Weisselberg’s expected indictment comes after a tax investigation into the fringe benefits that he received, including a rent-free apartment on the Upper West Side of Manhattan, leased Mercedes-Benz cars and private school tuition for one of his grandchildren.

Weisselberg, 73, began working as an accountant for Trump’s late father Fred Sr. in 1973 after graduating from Pace University with a degree in accounting and finance. Soon after joining the company, Weisselberg started putting in extra hours at night and on weekends to assist Donald Trump on various projects, and he joined the younger Trump full-time in 1986, according to a 2015 deposition.

Donald Trump, Allen Weisselberg, and Donald Trump Jr.
Then-President Donald Trump arriving for a Trump Tower press conference with his son Donald Jr. and Weisselberg, Jan. 11, 2017. (Timothy A. Clary/AFP via Getty Images)

As CFO, Weisselberg has been dealing with Trump’s money across a wide portfolio of projects, which sometimes have a blurred line between personal and business matters. He helped Trump with tax returns, negotiated Trump’s loans, co-signed on bank accounts, handled the finances for Trump’s now defunct charitable foundation and oversaw spending decisions at the now shuttered Trump University. Former Trump campaign aides Corey Lewandowski and David Bossie wrote that Weisselberg “knows of every dime that leaves the building.”

In 2018, Michael Cohen told prosecutors that Weisselberg signed checks to him that were reimbursements for illegal hush money paid to adult film star Stormy Daniels to keep her from speaking out about an affair she had with Trump.
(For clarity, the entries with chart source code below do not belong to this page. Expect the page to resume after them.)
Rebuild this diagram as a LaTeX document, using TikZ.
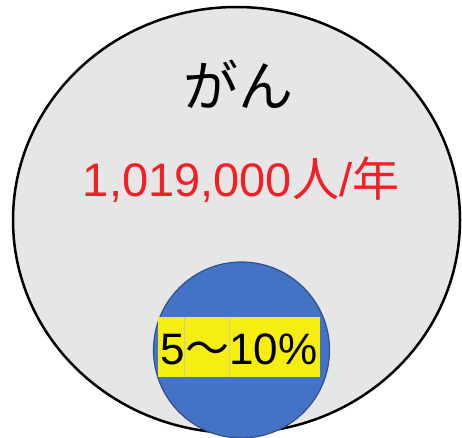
\documentclass[tikz,border=0pt]{standalone}
\usepackage{fontspec}
\setmainfont{Liberation Sans}
\newfontfamily\jp{Noto Sans CJK JP}
\definecolor{bigfill}{RGB}{231,230,230}
\definecolor{blue1}{RGB}{68,114,196}
\definecolor{blue2}{RGB}{47,82,143}
\definecolor{yel}{RGB}{245,238,16}
\definecolor{redtxt}{RGB}{240,32,36}
\definecolor{cellline}{RGB}{200,210,150}
\tikzset{
  bigcirc/.style={draw=black,fill=bigfill,line width=2.5pt},
  smallcirc/.style={draw=blue2,fill=blue1,line width=1.2pt},
  ybox/.style={fill=yel,draw=none},
  lbl/.style={inner sep=0pt,anchor=center}
}
\begin{document}
\begin{tikzpicture}[x=1pt,y=-1pt]
\useasboundingbox (0,0) rectangle (462,437);
\fill[white] (0,0) rectangle (462,437);
\path[bigcirc] (236.5,220) ellipse [x radius=223.5, y radius=213];
\node[smallcirc,circle,minimum size=176pt,inner sep=0pt] (small) at (241.5,350) {};
\node[ybox,minimum width=162pt,minimum height=60pt,inner sep=0pt] (box) at (239,347) {};
\draw[cellline,line width=0.4pt] (184,317) -- (184,377);
\draw[cellline,line width=0.4pt] (229,317) -- (229,377);
\node[lbl,font=\fontsize{44}{50}\selectfont] (pct) at (239,349) {5{\jp ～}10\%};
\node[lbl,font=\jp\fontsize{55}{62}\selectfont] (gan) at (238,84) {がん};
\node[lbl,font=\fontsize{47}{54}\selectfont,text=redtxt] (num) at (241,180) {1,019,000{\jp 人}/{\jp 年}};
\end{tikzpicture}
\end{document}
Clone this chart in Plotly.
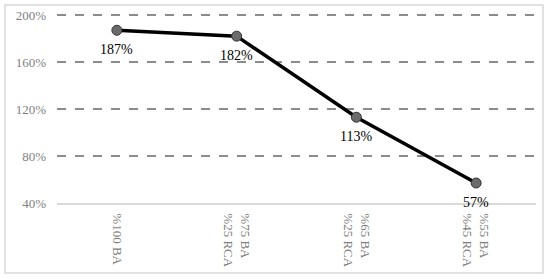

Weisselberg was ultimately granted immunity after testifying before a grand jury.

Weisselberg’s relationship with Trump extends to the personal realm as well. According to his ex-daughter-in-law Jennifer Weisselberg, who is now cooperating with investigators, the Trump Organization was at the center of the Weisselberg family’s universe.

“Allen would not take an hour or day off if Donald was in the office because I think he felt like he had to be there all the time,” Jennifer told NBC News.

Cyrus Vance Jr.
New York County District Attorney Cyrus Vance Jr. (John Minchillo/AP)

In an interview with The New Yorker, Jennifer recalled always seeing the pair together. “You walk down the hall, it’s Allen-Donald, Allen-Donald — they don’t do anything separately. Allen would know everything.”

She also described Weisselberg’s infatuation with Trump: “His whole worth is ‘Does Donald like me today?’ It’s his whole life, his core being. He’s obsessed. He has more feelings and adoration for Donald than for his wife.”

Allen Weisselberg’s two sons are also linked to Trump. Jack Weisselberg works at Ladder Capital, a commercial real estate trust that is a major lender to Donald Trump, according to Mother Jones. Barry Weisselberg managed Wollman Rink in Central Park, which was operated by the Trump Organization until earlier this year.

In 1978, Weisselberg and his wife Hilary bought a modest home in Wantagh in Long Island, where they raised their sons. When Trump visited, he reportedly exclaimed, “This is where my C.F.O. lives? It’s embarrassing!” The couple later moved into Trump’s luxury apartment building on the Upper West Side of Manhattan, which is one of the gifts under question in Weisselberg’s indictment.

While it is not illegal to present top employers with lavish gifts, fringe benefits can count as compensation subject to income tax, which has allegedly not been paid in Weisselberg’s case, according to reports describing the investigation and indictment.